When I hear the expression “renaissance man”, the name that most quickly comes to mind is Leonardo da Vinci, that master of so many things. It would probably not be a stretch to say that he was a jack of all trades, and master of them all too.

But if you had had the chance to ask him what he was good at, what it was that he did, it is very likely that he would have answered with a simple, “I am a painter“. (Or, since he was Italian, probably “Sono un pittore” or “Ego sum a pictor“, assuming the online translators I used are accurate.)

Everything that Leonardo did was for the purpose of making him a better painter. His inventions, studies of anatomy, studies of birds in flight, understanding of light and shadow, and everything else he ever learned and did served a single purpose: to help him “see” the world around him so that he could put it down in paint.

In his article, Corbett goes on to recommend focus, to find your passion and become incredibly great at it. To that I would add, find those things that will make you better at what it is that you are passionate about and become good at those things so that you can become great at that one thing that matters most.

What organizations need isn’t always what they want

From Seth Godin’s recent article Why ask why?

The secret to creativity is curiosity… The student with no curiosity… is no problem at all. Lumps are easily managed.

Same thing is true for most of the people we hire. We’d like them to follow instructions, not ask questions, not question the status quo.

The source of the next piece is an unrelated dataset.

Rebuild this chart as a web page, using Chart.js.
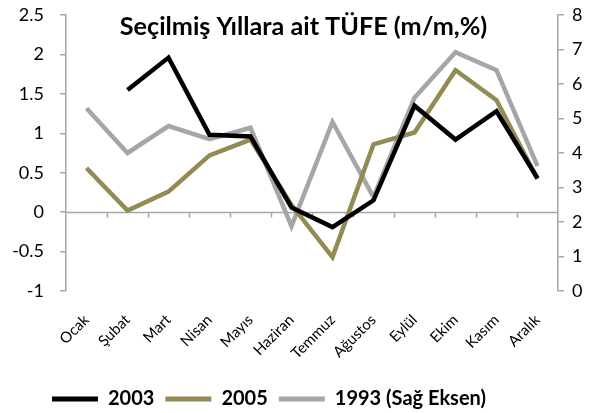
<!DOCTYPE html>
<html>
<head>
<meta charset="utf-8">
<script src="https://cdn.jsdelivr.net/npm/chart.js@4/dist/chart.umd.min.js"></script>
<style>
html,body{margin:0;padding:0;background:#fff;}
#wrap{width:592px;height:413px;position:relative;}
</style>
</head>
<body>
<div id="wrap"><canvas id="c" width="592" height="413"></canvas></div>
<script>
const chartTitle = "Seçilmiş Yıllara ait TÜFE (m/m,%)";
const months = ["Ocak","Şubat","Mart","Nisan","Mayıs","Haziran","Temmuz","Ağustos","Eylül","Ekim","Kasım","Aralık"];
const seriesNames = ["2003","2005","1993 (Sağ Eksen)"];
const values2003 = [null,1.55,1.96,0.98,0.96,0.06,-0.19,0.15,1.35,0.92,1.28,0.43];
const values2005 = [0.56,0.02,0.26,0.72,0.92,0.09,-0.57,0.86,1.01,1.80,1.42,0.42];
const values1993 = [5.30,4.00,4.78,4.40,4.73,1.88,4.90,2.72,5.60,6.92,6.40,3.62];
const leftTicks = [-1,-0.5,0,0.5,1,1.5,2,2.5];
const rightTicks = [0,1,2,3,4,5,6,7,8];

const AXIS = '#A6A6A6';
const FONT = 'Lato, "Open Sans", sans-serif';

const zeroLine = {
  id:'zeroLine',
  beforeDatasetsDraw(chart){
    const ctx = chart.ctx, x = chart.scales.x, y = chart.scales.yL, a = chart.chartArea;
    const y0 = Math.round(y.getPixelForValue(0)) + 0.5;
    ctx.save();
    ctx.strokeStyle = AXIS; ctx.lineWidth = 1.5;
    ctx.beginPath(); ctx.moveTo(a.left, y0); ctx.lineTo(a.right, y0); ctx.stroke();
    for (let i = 1; i < months.length; i++) {
      const bx = Math.round((x.getPixelForValue(i-1) + x.getPixelForValue(i)) / 2) + 0.5;
      ctx.beginPath(); ctx.moveTo(bx, y0); ctx.lineTo(bx, y0 + 5); ctx.stroke();
    }
    ctx.restore();
  }
};
const titlePlugin = {
  id:'titleText',
  afterDraw(chart){
    const ctx = chart.ctx;
    ctx.save();
    ctx.font = 'bold 25px ' + FONT;
    const w = ctx.measureText(chartTitle).width;
    const size = Math.max(18, Math.min(26, 25 * 367 / w));
    ctx.font = 'bold ' + size.toFixed(1) + 'px ' + FONT;
    ctx.fillStyle = '#000';
    ctx.textAlign = 'center'; ctx.textBaseline = 'middle';
    ctx.fillText(chartTitle, 303.5, 27);
    ctx.restore();
  }
};
const shiftLegend = {
  id:'shiftLegend',
  afterLayout(chart){
    const l = chart.legend; l.left -= 27; l.right -= 27; l.top += 6; l.bottom += 6;
  }
};
function noPad(s){ s.paddingTop = 0; s.paddingBottom = 0; s.paddingLeft = 0; s.paddingRight = 0; }

new Chart(document.getElementById('c'), {
  type:'line',
  data:{
    labels: months,
    datasets:[
      {label:seriesNames[0], data:values2003, borderColor:'#000000', backgroundColor:'#000000', yAxisID:'yL'},
      {label:seriesNames[1], data:values2005, borderColor:'#948A54', backgroundColor:'#948A54', yAxisID:'yL'},
      {label:seriesNames[2], data:values1993, borderColor:'#A6A6A6', backgroundColor:'#A6A6A6', yAxisID:'yR'}
    ]
  },
  options:{
    responsive:false, animation:false, devicePixelRatio:1,
    layout:{padding:{top:15,left:0,right:0,bottom:0}},
    elements:{line:{borderWidth:4.5, tension:0, borderCapStyle:'butt', borderJoinStyle:'miter'}, point:{radius:0, hoverRadius:0}},
    spanGaps:false,
    plugins:{
      tooltip:{enabled:false},
      title:{display:false},
      legend:{
        position:'bottom',
        labels:{
          color:'#000',
          font:{family:FONT, size:20, weight:'bold'},
          boxWidth:46, boxHeight:5, padding:11,
          generateLabels(chart){
            return chart.data.datasets.map((d,i)=>({text:d.label, fillStyle:d.borderColor, strokeStyle:d.borderColor, lineWidth:0, datasetIndex:i}));
          }
        }
      }
    },
    scales:{
      x:{
        type:'category', offset:true,
        grid:{display:false},
        border:{display:false},
        ticks:{color:'#000', font:{family:FONT, size:15}, minRotation:45, maxRotation:45, padding:12, autoSkip:false},
        afterFit(s){ s.height = 81; noPad(s); }
      },
      yL:{
        position:'left', min:-1, max:2.5,
        afterBuildTicks(s){ s.ticks = leftTicks.map(v=>({value:v})); },
        grid:{drawOnChartArea:false, drawTicks:true, tickLength:6, color:AXIS, lineWidth:1.5},
        border:{display:true, color:AXIS, width:1.5},
        ticks:{color:'#000', font:{family:FONT, size:18}, padding:16, callback:(v)=>String(v)},
        afterFit(s){ s.width = 66; noPad(s); }
      },
      yR:{
        position:'right', min:0, max:8,
        afterBuildTicks(s){ s.ticks = rightTicks.map(v=>({value:v})); },
        grid:{drawOnChartArea:false, drawTicks:true, tickLength:6, color:AXIS, lineWidth:1.5},
        border:{display:true, color:AXIS, width:1.5},
        ticks:{color:'#000', font:{family:FONT, size:18}, padding:8, callback:(v)=>String(v)},
        afterFit(s){ s.width = 34; noPad(s); }
      }
    }
  },
  plugins:[zeroLine, titlePlugin, shiftLegend]
});
</script>
</body>
</html>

This reminded me of something I jotted down in my notebook from Richard Farson’s book Management of the Absurd:

Real creativity, the kind that is responsible for breakthrough changes in our society, always violates the rules. That is why it is so unmanageable and that is why, in most organizations, when we say we desire creativity we really mean manageable creativity. We don’t mean raw, dramatic, radical creativity that requires us to change.

As much as organizations say they want to be innovative and groundbreaking, they usually don’t mean they want each of their individual employees to be innovative and groundbreaking.

Even though that is often exactly what they need.